The suit is for condemnation of an automobile under the statutes. Code 1940, Tit. 29, §§ 245 and 248; Thomas v. State,241 Ala. 381, 2 So. 2d 772.
There is no insistence in the pleading that the transportation was from a wet *Page 279 county through a dry county into another wet county in the state. Williamson v. State ex rel. Evans, 244 Ala. 609,14 So. 2d 587; Newton v. State, 241 Ala. 1, 200 So. 428, 134 A.L.R. 420. The charge is illegal transportation or conveyance of prohibited liquors or beverages from point to point in the County of Tuscaloosa, which we judicially know is a dry county.
The cause was tried before the court rendering judgment of condemnation on oral testimony and is subject to the usual presumptions supporting a verdict of a jury.

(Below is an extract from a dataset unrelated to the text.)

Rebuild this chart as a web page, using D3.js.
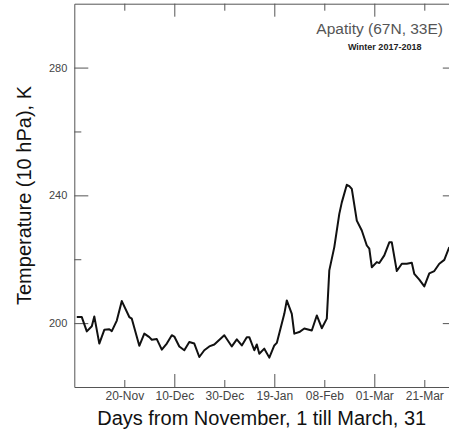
<!DOCTYPE html>
<html>
<head>
<meta charset="utf-8">
<script src="https://cdn.jsdelivr.net/npm/d3@7"></script>
<style>
  body { margin: 0; background: #fff; }
  svg { display: block; font-family: "Liberation Sans", Arial, sans-serif; }
</style>
</head>
<body>
<svg id="chart"></svg>
<script>
// Days counted from November 1 (day 1)
const days = [1, 3, 5, 7, 8, 10, 12, 14, 15, 17, 19, 22, 23, 26, 28, 30, 31, 33, 35, 37,
  39, 40, 42, 44, 46, 48, 50, 52, 54, 56, 60, 63, 65, 67, 69, 70, 72, 73, 74, 76,
  78, 80, 81, 84, 85, 87, 88, 90, 92, 95, 97, 99, 101, 102, 104, 106, 107, 109, 110, 111,
  113, 115, 117, 118, 119, 121, 122, 124, 126, 127, 129, 131, 133, 135, 136, 138, 140, 142, 144, 146,
  148, 150];

// Temperature at 10 hPa, K
const temps = [201.9, 201.9, 197.4, 199.0, 202.1, 193.6, 197.9, 198.1, 197.5, 200.8,
  206.9, 201.9, 201.4, 192.9, 196.7, 195.6, 194.8, 195.0, 191.7, 193.6,
  196.2, 195.8, 192.7, 191.5, 194.1, 193.6, 189.4, 191.5, 192.7, 193.3,
  196.2, 192.7, 194.9, 193.0, 195.6, 195.6, 191.5, 193.3, 190.4, 192.0,
  189.2, 193.0, 193.8, 202.9, 207.1, 202.9, 196.7, 197.2, 198.3, 197.7,
  202.4, 198.4, 201.4, 216.5, 223.8, 234.2, 237.8, 243.3, 242.9, 242.0,
  232.1, 229.0, 224.3, 223.3, 217.5, 219.1, 218.8, 221.2, 225.3, 225.3,
  216.3, 218.6, 218.6, 218.9, 215.4, 213.6, 211.5, 215.6, 216.3, 218.6,
  219.8, 223.8];

const xMajor = [40, 80, 120];
const xMinor = [20, 60, 100, 140];
const xTickLabels = new Map([[20, "20-Nov"], [40, "10-Dec"], [60, "30-Dec"], [80, "19-Jan"],
  [100, "08-Feb"], [120, "01-Mar"], [140, "21-Mar"]]);
const yMajor = [200, 240, 280];
const yMinor = [220, 260];

const width = 449;
const height = 432;

// Plot box (right side runs just past the picture edge)
const plotLeft = 74.3, plotRight = 456.8, plotTop = 3.7, plotBottom = 387;

const x = d3.scaleLinear().domain([0, 153]).range([plotLeft, plotRight]);
const y = d3.scaleLinear().domain([180, 300]).range([plotBottom, plotTop]);

const svg = d3.select("#chart")
  .attr("width", width)
  .attr("height", height);

const axisColor = "#555";

function styleAxis(g) {
  g.select(".domain").attr("stroke", axisColor).attr("stroke-width", 1);
  g.selectAll(".tick line").attr("stroke", axisColor).attr("stroke-width", 1);
  g.selectAll(".tick text").attr("fill", "#444");
}

// Bottom axis, major and minor ticks
svg.append("g")
  .attr("transform", `translate(0,${plotBottom})`)
  .call(d3.axisBottom(x).tickValues(xMajor).tickSizeInner(-13).tickSizeOuter(0)
    .tickPadding(4).tickFormat(d => xTickLabels.get(d)))
  .call(g => g.selectAll("text").attr("font-size", 12).attr("font-family", null))
  .call(styleAxis);

svg.append("g")
  .attr("transform", `translate(0,${plotBottom})`)
  .call(d3.axisBottom(x).tickValues(xMinor).tickSizeInner(-7).tickSizeOuter(0)
    .tickPadding(4).tickFormat(d => xTickLabels.get(d)))
  .call(g => g.select(".domain").remove())
  .call(g => g.selectAll("text").attr("font-size", 12).attr("font-family", null))
  .call(styleAxis);

// Top frame
svg.append("g")
  .attr("transform", `translate(0,${plotTop})`)
  .call(d3.axisTop(x).tickValues(xMajor).tickSizeInner(-13).tickSizeOuter(0).tickFormat(""))
  .call(styleAxis);

svg.append("g")
  .attr("transform", `translate(0,${plotTop})`)
  .call(d3.axisTop(x).tickValues(xMinor).tickSizeInner(-7).tickSizeOuter(0).tickFormat(""))
  .call(g => g.select(".domain").remove())
  .call(styleAxis);

// Left axis
svg.append("g")
  .attr("transform", `translate(${plotLeft},0)`)
  .call(d3.axisLeft(y).tickValues(yMajor).tickSizeInner(-14).tickSizeOuter(0)
    .tickPadding(7).tickFormat(d3.format("d")))
  .call(g => g.selectAll("text").attr("font-size", 11).attr("font-family", null))
  .call(styleAxis);

svg.append("g")
  .attr("transform", `translate(${plotLeft},0)`)
  .call(d3.axisLeft(y).tickValues(yMinor).tickSizeInner(-7).tickSizeOuter(0).tickFormat(""))
  .call(g => g.select(".domain").remove())
  .call(styleAxis);

// Right frame
svg.append("g")
  .attr("transform", `translate(${plotRight},0)`)
  .call(d3.axisRight(y).tickValues(yMajor).tickSizeInner(-14).tickSizeOuter(0).tickFormat(""))
  .call(styleAxis);

svg.append("g")
  .attr("transform", `translate(${plotRight},0)`)
  .call(d3.axisRight(y).tickValues(yMinor).tickSizeInner(-7).tickSizeOuter(0).tickFormat(""))
  .call(g => g.select(".domain").remove())
  .call(styleAxis);

// Temperature line
const line = d3.line()
  .x((d, i) => x(days[i]))
  .y(d => y(d));

svg.append("path")
  .datum(temps)
  .attr("fill", "none")
  .attr("stroke", "#111")
  .attr("stroke-width", 2)
  .attr("stroke-linejoin", "round")
  .attr("d", line);

// Titles
svg.append("text")
  .attr("x", 443)
  .attr("y", 33.5)
  .attr("text-anchor", "end")
  .attr("font-size", 15.5)
  .attr("fill", "#555")
  .text("Apatity (67N, 33E)");

svg.append("text")
  .attr("x", 384.7)
  .attr("y", 49.5)
  .attr("text-anchor", "middle")
  .attr("font-size", 9)
  .attr("font-weight", "bold")
  .attr("fill", "#222")
  .text("Winter 2017-2018");

// Axis labels
svg.append("text")
  .attr("transform", "translate(30.5,195.5) rotate(-90)")
  .attr("text-anchor", "middle")
  .attr("font-size", 20)
  .attr("fill", "#111")
  .text("Temperature (10 hPa), K");

svg.append("text")
  .attr("x", 261.7)
  .attr("y", 425)
  .attr("text-anchor", "middle")
  .attr("font-size", 20)
  .attr("fill", "#111")
  .text("Days from November, 1 till March, 31");
</script>
</body>
</html>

It is well settled in this jurisdiction that before an automobile can be condemned and sold by the State of Alabama, the evidence must show the automobile was transporting illegal liquors from a point in the state to and in a dry county, and if the owner of the automobile was not driving the car himself but had loaned it to another party who was driving at the time the automobile was seized, the evidence must show by positive proof that the owner knew or should have known or could have known by due diligence that the automobile was transporting illegal liquors in a dry county, or that the party he loaned the automobile to had such a reputation for handling and dealing in liquors that the owner should have known the said person was likely to illegally transport liquors in the automobile on the occasion the car was to be used and was used. State v. Hughes, 203 Ala. 90, 82 So. 104; Code 1940, Tit. 29, § 250; Parker v. State ex rel. Embry, Solicitor, 246 Ala. 372,20 So. 2d 719; Anderson v. State ex rel. Dormon, 246 Ala. 468,20 So. 2d 864.

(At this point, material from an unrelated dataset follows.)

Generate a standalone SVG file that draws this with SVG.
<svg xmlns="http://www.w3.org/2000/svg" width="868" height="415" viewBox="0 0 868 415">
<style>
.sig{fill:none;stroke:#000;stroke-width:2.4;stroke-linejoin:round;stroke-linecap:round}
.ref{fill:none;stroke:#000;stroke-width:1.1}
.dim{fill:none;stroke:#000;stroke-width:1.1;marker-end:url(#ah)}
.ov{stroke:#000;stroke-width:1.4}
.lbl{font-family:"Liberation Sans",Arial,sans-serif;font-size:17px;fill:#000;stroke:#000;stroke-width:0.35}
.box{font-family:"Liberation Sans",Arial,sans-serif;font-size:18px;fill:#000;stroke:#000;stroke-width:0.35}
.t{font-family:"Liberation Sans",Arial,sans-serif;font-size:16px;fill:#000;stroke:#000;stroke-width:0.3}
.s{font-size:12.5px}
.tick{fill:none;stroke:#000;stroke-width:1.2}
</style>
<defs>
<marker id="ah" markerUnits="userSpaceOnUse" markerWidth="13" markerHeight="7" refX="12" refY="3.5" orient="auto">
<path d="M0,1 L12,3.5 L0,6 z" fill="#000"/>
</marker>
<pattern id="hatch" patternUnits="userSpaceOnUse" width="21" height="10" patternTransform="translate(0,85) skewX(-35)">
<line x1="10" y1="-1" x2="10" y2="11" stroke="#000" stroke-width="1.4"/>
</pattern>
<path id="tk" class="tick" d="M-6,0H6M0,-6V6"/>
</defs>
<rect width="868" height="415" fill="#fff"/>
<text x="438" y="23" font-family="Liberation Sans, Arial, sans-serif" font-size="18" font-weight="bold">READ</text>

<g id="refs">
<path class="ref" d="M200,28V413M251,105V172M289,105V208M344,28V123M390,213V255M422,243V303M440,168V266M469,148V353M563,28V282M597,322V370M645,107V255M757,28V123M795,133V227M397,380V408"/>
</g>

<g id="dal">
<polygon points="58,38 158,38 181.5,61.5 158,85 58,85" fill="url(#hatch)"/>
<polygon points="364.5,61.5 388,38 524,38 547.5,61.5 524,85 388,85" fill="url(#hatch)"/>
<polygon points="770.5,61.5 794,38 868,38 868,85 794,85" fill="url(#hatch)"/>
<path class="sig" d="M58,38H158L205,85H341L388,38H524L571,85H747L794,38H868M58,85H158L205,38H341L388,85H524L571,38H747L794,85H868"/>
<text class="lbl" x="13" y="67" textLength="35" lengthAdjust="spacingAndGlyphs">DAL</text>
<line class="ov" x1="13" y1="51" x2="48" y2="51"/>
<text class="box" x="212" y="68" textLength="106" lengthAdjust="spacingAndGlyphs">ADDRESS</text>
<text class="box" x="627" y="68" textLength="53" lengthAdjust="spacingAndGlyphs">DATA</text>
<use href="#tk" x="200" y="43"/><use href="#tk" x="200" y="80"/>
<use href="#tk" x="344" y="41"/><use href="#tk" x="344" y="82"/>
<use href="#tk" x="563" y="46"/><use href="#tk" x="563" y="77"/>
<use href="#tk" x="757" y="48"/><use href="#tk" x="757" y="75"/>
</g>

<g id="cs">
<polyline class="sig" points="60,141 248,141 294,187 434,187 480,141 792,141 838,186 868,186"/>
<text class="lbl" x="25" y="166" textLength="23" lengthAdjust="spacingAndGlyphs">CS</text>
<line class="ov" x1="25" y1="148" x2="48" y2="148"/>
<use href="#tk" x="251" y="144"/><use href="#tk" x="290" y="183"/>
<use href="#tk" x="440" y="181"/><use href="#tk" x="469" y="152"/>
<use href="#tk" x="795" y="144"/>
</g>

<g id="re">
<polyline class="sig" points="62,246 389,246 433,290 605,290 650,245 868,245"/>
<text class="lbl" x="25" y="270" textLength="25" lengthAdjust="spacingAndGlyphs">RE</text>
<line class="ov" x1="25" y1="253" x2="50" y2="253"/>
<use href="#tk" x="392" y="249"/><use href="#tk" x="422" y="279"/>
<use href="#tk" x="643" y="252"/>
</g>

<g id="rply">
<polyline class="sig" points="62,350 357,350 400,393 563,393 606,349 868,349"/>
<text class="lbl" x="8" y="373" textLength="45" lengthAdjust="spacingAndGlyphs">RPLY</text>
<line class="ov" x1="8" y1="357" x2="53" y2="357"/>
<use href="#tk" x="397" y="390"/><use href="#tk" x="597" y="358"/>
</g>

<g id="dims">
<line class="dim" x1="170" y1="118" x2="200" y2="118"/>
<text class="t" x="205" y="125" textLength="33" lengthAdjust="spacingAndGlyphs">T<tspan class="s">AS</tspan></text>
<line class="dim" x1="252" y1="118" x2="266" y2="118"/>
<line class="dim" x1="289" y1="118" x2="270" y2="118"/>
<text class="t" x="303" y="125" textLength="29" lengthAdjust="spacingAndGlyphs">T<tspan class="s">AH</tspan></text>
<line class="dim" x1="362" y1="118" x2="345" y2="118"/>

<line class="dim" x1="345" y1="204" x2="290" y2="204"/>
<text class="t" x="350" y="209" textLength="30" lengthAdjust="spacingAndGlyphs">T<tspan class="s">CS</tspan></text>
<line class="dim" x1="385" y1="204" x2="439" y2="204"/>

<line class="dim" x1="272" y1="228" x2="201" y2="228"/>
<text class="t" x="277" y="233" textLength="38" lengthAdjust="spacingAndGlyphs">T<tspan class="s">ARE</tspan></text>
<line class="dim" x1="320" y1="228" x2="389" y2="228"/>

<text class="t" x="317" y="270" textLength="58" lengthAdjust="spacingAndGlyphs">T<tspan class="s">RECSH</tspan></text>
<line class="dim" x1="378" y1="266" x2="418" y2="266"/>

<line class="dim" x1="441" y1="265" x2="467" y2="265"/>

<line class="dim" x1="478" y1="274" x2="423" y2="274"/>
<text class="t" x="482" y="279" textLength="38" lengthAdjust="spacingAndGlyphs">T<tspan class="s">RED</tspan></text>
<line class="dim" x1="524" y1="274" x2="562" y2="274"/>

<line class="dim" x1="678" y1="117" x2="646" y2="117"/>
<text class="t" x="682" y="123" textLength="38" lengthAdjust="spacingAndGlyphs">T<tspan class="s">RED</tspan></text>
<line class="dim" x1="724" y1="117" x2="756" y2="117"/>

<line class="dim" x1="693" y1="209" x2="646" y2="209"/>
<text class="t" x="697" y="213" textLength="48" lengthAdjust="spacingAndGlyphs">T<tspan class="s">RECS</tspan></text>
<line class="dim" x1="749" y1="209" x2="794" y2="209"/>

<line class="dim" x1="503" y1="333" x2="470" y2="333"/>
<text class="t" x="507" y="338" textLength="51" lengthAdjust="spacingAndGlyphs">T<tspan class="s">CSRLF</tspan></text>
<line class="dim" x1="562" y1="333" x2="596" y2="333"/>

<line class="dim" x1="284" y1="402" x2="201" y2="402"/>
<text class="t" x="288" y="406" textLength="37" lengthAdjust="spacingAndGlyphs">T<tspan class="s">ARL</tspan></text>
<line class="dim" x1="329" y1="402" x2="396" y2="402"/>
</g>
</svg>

That is to say, this court has repeatedly held that in condemnation proceedings of this character, the burden is upon the intervenor (claimant) to establish his superior claim, and that he had no knowledge or notice of the illegal use of the vehicle and could not have by reasonable diligence obtained notice thereof to prevent the illegal use of the car in the respects indicated. The testimony of the witnesses, Scarbrough, Waites, Kramer, meets the requirements of the law which authorized condemnation of the vehicle used for the conveyance of contraband liquor from one point in the state to another and in the dry County of Tuscaloosa.

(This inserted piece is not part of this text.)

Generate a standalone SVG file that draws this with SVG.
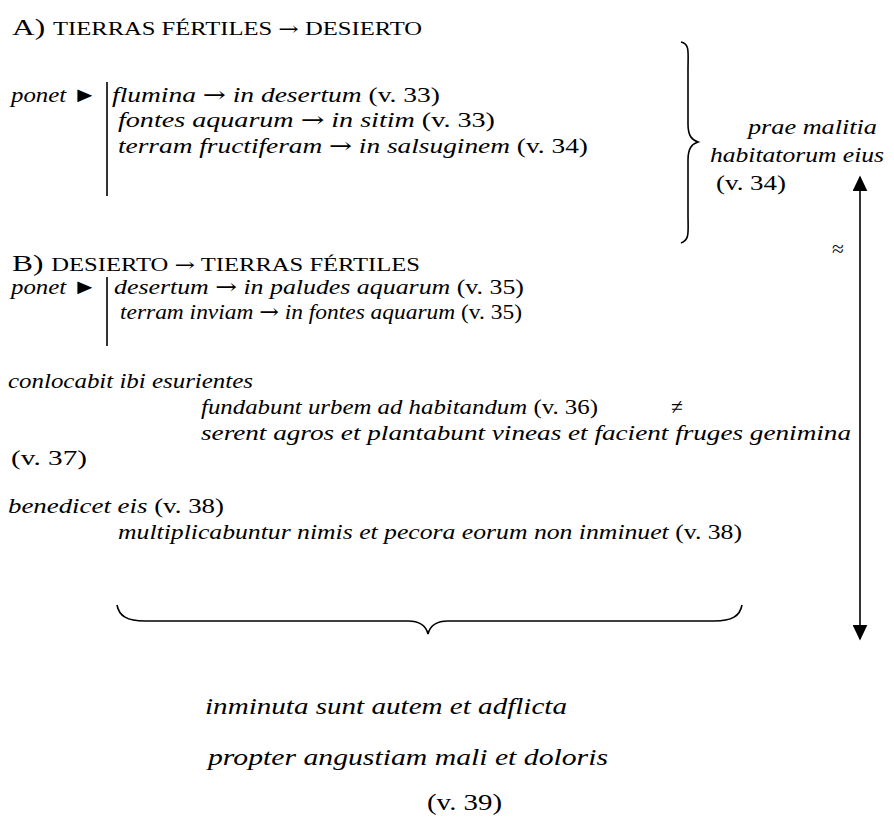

The claimant and respondent were friends of long standing, knew that each other were addicted to drinking liquor and by the statement of claimant himself to the policeman that he knew that liquor was in the car at the time he lent it to Hankins to drive, he verifies the fact of illegal transportation.
The instant record has been examined, and as observed in Davis v. Davis, 241 Ala. 385, 2 So. 2d 780, it would serve no good purpose to indulge in a full discussion of the evidence. Code 1940, Tit. 13, § 66.
The judgment of the circuit court is affirmed.
Affirmed.
GARDNER, C. J., and FOSTER and LAWSON, JJ., concur.